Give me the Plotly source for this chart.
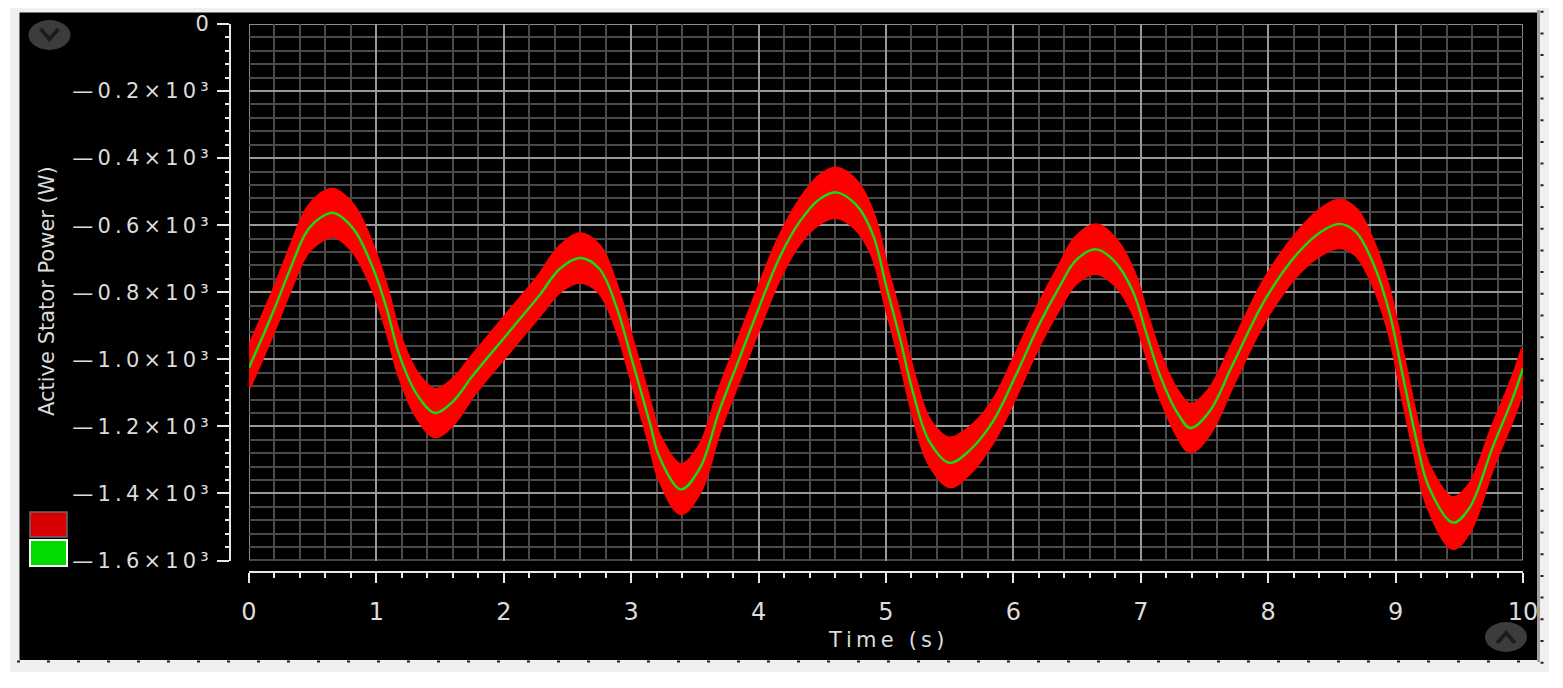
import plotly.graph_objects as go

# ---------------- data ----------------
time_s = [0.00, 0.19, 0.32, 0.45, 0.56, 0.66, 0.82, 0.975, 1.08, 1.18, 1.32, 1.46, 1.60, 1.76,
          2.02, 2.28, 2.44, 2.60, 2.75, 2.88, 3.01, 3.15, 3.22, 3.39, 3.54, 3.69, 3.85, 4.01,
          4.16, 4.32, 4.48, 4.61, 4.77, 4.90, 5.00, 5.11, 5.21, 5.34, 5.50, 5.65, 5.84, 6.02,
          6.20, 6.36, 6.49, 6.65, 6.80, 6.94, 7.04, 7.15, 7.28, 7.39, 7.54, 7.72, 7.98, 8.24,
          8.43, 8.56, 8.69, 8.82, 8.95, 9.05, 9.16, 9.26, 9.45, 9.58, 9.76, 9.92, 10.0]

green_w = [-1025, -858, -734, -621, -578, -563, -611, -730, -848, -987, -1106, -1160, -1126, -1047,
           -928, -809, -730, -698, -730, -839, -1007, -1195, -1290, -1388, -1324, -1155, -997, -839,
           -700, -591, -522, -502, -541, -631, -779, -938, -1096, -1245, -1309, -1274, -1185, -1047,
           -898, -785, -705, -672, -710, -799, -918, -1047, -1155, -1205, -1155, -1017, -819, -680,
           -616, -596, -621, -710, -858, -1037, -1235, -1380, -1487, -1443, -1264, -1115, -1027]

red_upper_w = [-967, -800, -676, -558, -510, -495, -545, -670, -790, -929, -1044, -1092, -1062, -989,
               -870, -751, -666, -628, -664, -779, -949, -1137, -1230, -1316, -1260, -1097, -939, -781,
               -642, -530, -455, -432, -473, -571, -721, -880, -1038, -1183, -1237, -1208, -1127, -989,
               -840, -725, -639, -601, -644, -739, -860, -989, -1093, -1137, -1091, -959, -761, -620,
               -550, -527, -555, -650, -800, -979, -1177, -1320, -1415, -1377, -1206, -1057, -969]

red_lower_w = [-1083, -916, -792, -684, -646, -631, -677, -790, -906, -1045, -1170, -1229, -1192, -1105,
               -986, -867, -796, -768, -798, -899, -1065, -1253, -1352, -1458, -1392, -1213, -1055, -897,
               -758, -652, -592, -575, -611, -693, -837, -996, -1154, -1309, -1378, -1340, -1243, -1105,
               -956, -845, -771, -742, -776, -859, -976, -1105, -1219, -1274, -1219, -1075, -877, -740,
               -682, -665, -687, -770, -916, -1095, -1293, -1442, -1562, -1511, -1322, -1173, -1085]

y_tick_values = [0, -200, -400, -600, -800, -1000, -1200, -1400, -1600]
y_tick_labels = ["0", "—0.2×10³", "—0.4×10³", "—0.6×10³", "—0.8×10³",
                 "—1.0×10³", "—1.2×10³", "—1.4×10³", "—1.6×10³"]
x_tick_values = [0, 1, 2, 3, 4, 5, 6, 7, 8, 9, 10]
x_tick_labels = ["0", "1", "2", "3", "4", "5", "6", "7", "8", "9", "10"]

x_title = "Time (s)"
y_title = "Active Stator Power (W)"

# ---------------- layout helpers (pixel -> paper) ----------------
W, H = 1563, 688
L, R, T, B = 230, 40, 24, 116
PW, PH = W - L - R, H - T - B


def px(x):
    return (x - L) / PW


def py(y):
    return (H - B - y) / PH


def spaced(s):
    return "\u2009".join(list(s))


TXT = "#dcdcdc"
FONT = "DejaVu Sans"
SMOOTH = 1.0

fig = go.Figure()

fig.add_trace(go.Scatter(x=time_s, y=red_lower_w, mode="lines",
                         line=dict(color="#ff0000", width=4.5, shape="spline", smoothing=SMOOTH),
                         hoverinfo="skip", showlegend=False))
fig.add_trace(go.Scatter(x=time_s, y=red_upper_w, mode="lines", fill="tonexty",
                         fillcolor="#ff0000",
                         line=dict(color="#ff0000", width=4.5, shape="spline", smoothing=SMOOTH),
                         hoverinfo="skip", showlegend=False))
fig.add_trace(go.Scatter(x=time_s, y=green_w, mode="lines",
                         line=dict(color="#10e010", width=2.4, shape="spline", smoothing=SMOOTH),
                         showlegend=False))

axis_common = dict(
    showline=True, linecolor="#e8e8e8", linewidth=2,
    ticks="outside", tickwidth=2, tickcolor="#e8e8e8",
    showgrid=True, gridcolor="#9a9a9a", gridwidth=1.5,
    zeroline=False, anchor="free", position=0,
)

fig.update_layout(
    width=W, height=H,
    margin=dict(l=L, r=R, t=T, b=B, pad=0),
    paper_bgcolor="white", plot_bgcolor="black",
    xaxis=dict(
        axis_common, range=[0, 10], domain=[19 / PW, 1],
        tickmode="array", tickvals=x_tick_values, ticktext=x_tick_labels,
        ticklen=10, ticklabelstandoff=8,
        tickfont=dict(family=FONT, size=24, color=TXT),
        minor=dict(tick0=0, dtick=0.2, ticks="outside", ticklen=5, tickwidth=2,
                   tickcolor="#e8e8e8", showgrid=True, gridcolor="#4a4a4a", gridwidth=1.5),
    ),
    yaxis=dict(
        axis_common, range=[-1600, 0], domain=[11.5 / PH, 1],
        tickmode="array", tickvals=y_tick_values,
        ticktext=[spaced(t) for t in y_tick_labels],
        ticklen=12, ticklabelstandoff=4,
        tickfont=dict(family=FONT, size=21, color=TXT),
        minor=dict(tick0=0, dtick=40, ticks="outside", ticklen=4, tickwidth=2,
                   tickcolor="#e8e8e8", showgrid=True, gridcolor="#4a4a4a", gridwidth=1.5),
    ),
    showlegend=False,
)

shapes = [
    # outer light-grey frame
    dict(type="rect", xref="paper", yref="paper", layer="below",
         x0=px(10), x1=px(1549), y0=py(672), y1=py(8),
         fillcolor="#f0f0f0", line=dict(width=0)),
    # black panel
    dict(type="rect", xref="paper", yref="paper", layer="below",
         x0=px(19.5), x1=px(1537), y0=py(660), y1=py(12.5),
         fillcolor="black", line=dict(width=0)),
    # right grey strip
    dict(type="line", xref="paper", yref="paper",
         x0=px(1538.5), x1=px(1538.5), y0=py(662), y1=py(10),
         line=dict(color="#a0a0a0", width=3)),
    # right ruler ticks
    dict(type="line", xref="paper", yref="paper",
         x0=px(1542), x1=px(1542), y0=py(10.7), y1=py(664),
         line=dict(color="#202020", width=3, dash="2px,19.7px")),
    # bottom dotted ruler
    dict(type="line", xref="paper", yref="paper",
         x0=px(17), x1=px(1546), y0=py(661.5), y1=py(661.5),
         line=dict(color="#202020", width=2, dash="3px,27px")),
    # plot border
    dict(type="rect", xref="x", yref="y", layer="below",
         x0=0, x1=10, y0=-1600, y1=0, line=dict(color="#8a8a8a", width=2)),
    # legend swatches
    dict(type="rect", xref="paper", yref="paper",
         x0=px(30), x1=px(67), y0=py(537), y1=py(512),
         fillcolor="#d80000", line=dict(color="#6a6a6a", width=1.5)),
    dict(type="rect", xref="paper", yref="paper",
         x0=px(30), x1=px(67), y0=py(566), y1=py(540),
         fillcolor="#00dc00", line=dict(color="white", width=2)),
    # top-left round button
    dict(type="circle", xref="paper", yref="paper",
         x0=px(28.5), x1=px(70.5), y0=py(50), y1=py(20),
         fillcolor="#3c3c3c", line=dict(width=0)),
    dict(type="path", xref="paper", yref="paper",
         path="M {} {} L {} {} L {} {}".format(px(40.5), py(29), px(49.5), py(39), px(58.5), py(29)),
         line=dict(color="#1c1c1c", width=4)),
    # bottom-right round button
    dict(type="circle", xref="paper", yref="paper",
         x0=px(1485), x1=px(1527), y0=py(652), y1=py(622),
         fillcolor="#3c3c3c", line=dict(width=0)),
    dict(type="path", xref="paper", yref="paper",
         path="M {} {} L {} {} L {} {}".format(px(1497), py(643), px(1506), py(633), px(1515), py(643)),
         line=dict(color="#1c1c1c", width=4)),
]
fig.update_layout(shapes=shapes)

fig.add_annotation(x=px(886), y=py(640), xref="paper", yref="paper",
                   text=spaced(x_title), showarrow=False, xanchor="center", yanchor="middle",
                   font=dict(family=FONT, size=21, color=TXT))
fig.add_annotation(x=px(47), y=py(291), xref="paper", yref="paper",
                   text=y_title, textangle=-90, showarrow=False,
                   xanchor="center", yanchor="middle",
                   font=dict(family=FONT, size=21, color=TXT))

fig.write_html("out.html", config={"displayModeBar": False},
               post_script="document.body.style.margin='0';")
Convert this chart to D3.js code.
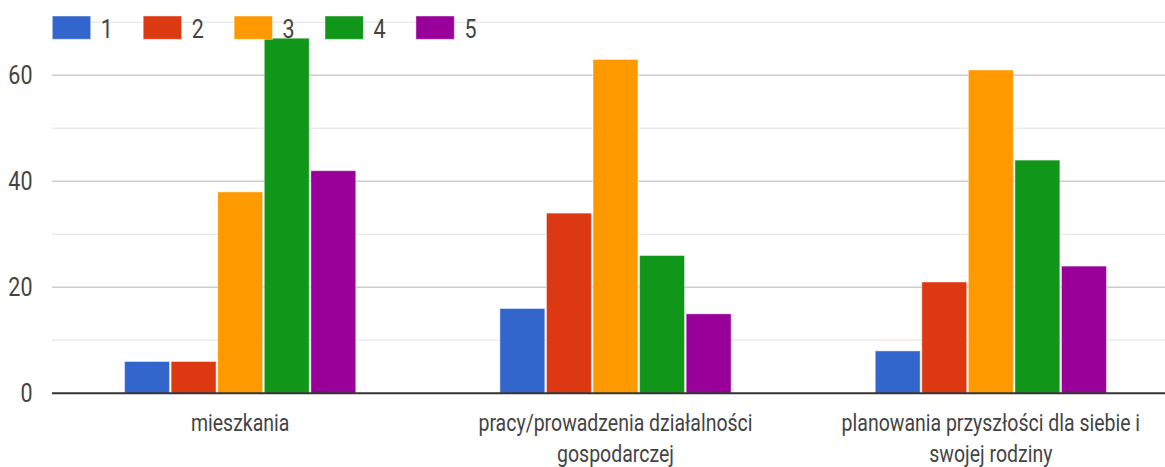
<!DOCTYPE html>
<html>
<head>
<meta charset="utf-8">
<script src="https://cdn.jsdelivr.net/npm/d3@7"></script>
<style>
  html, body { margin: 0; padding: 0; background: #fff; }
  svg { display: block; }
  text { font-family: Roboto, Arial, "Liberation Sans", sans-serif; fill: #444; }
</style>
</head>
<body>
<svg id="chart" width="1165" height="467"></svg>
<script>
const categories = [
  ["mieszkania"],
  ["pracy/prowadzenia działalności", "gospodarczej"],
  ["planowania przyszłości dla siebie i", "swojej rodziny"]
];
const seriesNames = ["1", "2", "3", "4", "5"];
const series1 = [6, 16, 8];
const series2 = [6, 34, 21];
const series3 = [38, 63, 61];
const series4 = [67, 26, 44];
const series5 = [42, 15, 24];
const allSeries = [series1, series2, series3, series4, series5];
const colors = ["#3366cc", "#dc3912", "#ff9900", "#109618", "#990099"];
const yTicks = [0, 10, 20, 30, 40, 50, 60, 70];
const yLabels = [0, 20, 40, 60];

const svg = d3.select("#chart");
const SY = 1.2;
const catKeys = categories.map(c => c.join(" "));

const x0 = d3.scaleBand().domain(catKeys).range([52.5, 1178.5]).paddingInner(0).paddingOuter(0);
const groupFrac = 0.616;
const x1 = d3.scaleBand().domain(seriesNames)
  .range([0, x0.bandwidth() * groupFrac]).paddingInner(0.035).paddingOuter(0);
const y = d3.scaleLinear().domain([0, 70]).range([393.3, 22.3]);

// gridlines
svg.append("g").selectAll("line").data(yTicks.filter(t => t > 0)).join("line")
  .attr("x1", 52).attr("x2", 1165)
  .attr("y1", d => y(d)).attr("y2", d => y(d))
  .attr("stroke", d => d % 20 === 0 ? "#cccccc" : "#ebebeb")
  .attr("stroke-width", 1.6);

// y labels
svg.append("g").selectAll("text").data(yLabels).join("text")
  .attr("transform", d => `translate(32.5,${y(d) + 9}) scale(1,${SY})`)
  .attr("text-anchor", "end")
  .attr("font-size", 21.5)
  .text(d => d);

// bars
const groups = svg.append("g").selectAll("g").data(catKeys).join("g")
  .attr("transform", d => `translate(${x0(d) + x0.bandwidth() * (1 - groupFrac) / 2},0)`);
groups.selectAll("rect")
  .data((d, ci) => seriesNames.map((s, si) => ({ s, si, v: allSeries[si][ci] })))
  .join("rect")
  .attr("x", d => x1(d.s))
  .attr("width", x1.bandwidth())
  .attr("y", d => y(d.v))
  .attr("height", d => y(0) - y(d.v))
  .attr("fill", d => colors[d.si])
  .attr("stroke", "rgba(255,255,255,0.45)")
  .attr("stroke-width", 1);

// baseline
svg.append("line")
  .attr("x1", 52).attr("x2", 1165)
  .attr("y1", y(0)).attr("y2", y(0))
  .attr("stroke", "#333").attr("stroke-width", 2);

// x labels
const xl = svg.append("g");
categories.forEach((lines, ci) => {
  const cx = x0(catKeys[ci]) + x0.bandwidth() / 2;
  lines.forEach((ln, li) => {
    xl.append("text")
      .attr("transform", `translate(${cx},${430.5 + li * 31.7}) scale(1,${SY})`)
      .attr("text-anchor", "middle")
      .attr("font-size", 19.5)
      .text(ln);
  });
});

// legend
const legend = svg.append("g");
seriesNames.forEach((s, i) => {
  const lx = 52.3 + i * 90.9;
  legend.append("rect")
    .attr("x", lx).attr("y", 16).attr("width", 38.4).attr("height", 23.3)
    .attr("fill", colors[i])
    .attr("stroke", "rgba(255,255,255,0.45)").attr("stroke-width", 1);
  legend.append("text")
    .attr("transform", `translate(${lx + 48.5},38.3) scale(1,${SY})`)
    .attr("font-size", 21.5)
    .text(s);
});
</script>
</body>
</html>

____________________

> [EXERCISE INSTRUCTIONS] Without the pictures, return the listing above from its first line through the line that has "import plotly.graph_objects as go".

> [THE SOLUTION]
Give me the Plotly source for this chart.
import plotly.graph_objects as go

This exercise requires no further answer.